Mumbai Mirror

How would you describe the camaraderie that you share with Herbie Hancock?


What was it like playing with the Freedom Band – I ask you because Zakir is part of it, of course. How did you vibe with him and what are your thoughts on the meeting point between jazz and Hindustani classical music?

Zakir is amazing. The meeting point of music is always between one musician and another – the way artists interact is always unique. It’s impossible to generalize about “jazz” and “Hindustani classical music.” Each musician is a universe unto himself.

You’ve performed and founded so many bands – how do you choose your band members and put bands together? Do you have a favourite among these?

I’m in love with and proud of all of the bands that I have ever put together.

What’s it like being a bandleader? What are some of the things from performing with Miles Davis that have made their way into your own style of leading a band?

Miles brought the best out of his musicians by allowing them and encouraging them to be themselves and create their own way of playing and interpreting music. This is the way I like to make music with other musicians, and it’s also the way I like to be treated when I’m playing with another musician. The Music, in this way, can become very creative.

Does working with symphony orchestras require a different sort of a discipline – how did you manage to arrive at it?

Interpreting through-written scores definitely is a skill unto itself – it can take quite a bit of practice and preparation. Improvisation is spontaneous and doesn’t take “practice,” only doing.

What do you do when you’re writing a composition and get stuck? How do you shake off the writer’s block?

I take a walk and look at the environment.

How is it being on the road for weeks on end? Your last Europe tour was 6 weeks – how do you unwind on the road?
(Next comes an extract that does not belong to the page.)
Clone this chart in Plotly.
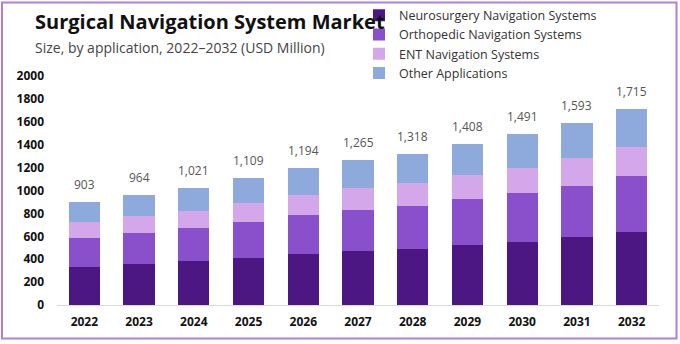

I try to sleep well and get good nutrition. I like to take walks to experience the city I’m in, even if it’s for short time. It can be relaxing to take a good walk and look around.

You’ve also mentioned how solo shows can get to be an isolating experience – how do you deal with that?

It’s not so bad. I get a chance to practice the piano a lot and try new things each night. It’s a great workshop for me.

What is your routine before a show? Do you have a pre-gig ritual?

I file my nails, wash my face and brush my teeth 🙂 I sometimes have a cup of tea.

How often do you change your solo set list – what should we look forward to in India?

I put my solo sets together differently each night. It’s hard to predict what I will present. I like to feel the audience and the environment before I decide what to play. I will surely play some standards, some classical pieces and also play some compositions of my own.

Are there any Indian musicians that you’re looking forward to meeting here and working with in Mumbai or Delhi?

I’m looking forward to meeting some of my old friends and making a lot of new ones.

What’s on your playlist at the moment? What are you listening to?

I’m choosing tracks from live performances of mine to make a series of live recordings. I will have a new solo recording to offer the fans when I play in Mumbai and Delhi.

Thank you for your questions and your interest.